According to Kelly, however, it's not the team that's to blame when it comes to these suspensions. It's the individual players. Kelly said the suspensions of Knott and Johnson do not indicate a lack of oversight by the team.

"No. I think we educate our plays all the time. I think anybody that's in the NFL knows you're going to get tested. There's also some individual responsibility that goes with the player. So, you know, if the answer is, I didn't know. They know. They get tested at the Combine. They get tested anywhere. Any one of these guys that comes from an NCAA institution knows they get tested.

They're also their own men. It's no different than if you got pulled over for a DUI, you're going to turn around and tell your employers, I didn't know I couldn't do that. They're adults. They're going to make mistakes. They're going to pay a hefty price for those mistakes. They're going to miss four games, four game checks. Hopefully that works.

In certain situations, here or anywhere in the NFL, there are guys that just got pulled over again that were suspended for a year. Sometimes I think the responsibility goes on the individual people in that situation"

Eagles starting outside linebacker Connor Barwin, now entering his 6th NFL season, also suggested that the suspensions of Knott and Johnson were "rookie mistakes." Barwin noted that veterans always clear medical prescriptions with team doctors.

Johnson, who spoke to the media after he reported to the team's facility on Friday, certainly took responsibility for his actions.

"I mean, we have... There's a list of like 100, 200 banned substances that you can't take. They're all over the building," Johnson explained. "Just something I think athletes kind of get carried away with a little bit. Obviously supplements like that aren't FDA regulated so it's real easy to maybe take something you're not aware of. But that's no excuse. In our meetings they tell us all the time to talk to our trainers, and that's something I didn't do."

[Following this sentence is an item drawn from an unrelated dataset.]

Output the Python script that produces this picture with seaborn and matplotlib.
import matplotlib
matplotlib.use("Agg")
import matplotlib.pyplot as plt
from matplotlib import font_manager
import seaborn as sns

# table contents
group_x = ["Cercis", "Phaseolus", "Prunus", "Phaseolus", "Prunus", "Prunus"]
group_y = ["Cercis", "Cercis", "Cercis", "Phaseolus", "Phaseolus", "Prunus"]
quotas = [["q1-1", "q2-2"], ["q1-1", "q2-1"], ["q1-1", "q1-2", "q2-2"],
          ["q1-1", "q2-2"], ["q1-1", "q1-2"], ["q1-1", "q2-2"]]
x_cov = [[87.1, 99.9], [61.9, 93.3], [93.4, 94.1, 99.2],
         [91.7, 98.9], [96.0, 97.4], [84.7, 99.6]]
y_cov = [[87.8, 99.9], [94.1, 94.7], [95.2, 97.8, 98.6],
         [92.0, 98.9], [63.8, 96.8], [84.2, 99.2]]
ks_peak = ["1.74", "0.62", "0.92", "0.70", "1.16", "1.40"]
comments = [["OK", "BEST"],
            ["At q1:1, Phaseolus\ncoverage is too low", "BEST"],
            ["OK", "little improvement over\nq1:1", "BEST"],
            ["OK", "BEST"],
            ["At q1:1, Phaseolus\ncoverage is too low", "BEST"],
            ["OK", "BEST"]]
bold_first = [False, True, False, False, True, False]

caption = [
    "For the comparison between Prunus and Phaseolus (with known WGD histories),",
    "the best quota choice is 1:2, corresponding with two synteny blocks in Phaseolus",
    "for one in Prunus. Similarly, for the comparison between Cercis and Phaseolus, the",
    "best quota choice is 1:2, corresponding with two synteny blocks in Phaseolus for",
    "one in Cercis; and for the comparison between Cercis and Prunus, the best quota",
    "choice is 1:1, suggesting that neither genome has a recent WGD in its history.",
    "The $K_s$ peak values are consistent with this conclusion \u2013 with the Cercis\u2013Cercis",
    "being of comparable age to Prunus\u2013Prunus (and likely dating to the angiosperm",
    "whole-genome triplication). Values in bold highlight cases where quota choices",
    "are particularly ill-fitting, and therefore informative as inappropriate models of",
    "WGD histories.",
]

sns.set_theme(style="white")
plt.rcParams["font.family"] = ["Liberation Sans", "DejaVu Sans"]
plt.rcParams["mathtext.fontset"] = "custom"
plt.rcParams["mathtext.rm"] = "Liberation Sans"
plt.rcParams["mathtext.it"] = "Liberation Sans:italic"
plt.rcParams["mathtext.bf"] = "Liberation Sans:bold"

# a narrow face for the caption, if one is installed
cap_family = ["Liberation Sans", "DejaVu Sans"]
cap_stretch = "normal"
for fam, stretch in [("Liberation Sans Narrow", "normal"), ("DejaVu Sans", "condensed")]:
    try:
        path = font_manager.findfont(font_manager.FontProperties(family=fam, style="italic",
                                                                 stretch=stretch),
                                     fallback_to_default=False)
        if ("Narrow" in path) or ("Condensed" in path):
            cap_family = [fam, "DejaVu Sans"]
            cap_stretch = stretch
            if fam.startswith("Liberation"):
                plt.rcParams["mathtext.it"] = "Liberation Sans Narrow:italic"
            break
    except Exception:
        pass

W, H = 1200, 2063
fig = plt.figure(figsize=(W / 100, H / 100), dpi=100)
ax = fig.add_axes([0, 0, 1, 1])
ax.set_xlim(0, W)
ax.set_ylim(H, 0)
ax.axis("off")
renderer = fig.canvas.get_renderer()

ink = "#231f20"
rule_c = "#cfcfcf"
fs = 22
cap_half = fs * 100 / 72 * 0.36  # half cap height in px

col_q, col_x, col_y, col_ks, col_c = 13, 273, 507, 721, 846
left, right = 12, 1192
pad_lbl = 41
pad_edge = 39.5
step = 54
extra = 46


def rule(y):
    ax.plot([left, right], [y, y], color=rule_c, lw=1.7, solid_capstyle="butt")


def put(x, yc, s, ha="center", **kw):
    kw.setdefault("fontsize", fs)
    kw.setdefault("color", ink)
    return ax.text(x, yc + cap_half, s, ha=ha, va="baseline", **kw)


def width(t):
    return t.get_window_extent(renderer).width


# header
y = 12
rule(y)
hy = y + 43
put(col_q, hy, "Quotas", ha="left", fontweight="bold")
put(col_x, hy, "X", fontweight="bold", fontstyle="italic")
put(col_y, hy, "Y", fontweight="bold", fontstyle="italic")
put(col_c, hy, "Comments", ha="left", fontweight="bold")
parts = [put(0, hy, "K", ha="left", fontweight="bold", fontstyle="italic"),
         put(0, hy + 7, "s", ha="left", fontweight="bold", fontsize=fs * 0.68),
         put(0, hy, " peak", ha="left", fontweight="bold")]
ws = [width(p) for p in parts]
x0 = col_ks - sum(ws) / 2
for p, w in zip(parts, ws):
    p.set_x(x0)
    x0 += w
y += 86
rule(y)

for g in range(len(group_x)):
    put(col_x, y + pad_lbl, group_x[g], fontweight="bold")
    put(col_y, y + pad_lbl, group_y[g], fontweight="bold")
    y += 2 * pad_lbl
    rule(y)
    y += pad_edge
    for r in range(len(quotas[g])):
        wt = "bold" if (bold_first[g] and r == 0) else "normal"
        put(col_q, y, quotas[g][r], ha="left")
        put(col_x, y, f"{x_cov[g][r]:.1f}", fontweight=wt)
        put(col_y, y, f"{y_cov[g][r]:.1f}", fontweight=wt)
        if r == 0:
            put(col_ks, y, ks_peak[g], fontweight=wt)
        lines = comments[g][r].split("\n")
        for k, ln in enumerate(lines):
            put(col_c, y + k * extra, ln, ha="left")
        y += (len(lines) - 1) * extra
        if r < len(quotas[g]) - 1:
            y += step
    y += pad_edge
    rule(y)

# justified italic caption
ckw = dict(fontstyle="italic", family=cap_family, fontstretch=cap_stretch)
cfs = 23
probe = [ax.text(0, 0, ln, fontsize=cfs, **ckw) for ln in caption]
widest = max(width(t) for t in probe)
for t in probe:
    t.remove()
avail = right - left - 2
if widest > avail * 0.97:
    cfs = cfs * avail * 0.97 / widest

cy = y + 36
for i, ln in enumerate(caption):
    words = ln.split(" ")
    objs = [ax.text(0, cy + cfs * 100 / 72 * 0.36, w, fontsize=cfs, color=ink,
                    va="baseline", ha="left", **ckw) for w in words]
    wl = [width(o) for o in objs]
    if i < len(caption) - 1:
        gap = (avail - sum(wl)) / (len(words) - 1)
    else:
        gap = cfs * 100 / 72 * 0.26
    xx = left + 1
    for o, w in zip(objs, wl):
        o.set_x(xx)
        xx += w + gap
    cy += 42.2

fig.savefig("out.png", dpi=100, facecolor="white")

Kelly confirmed that the poor-decision making from Johnson and Knott isn't to be blamed on a lack of PED education from the team.

"We talk about it all the time. We educate our guys on a daily basis. We don't wait for someone to make a mistake and say, Hey, look at this. We try to look at other teams. It's something we talk about. There's signs all over our building about what you can't take, what you can take. There's a protocol for what you're supposed to do. If there's ever a question, you are responsible for what you put in your body. If you're not sure, then you should ask. There's people you should ask. That's not what [Lane Johnson] did in that situation, and he's paying a price for it."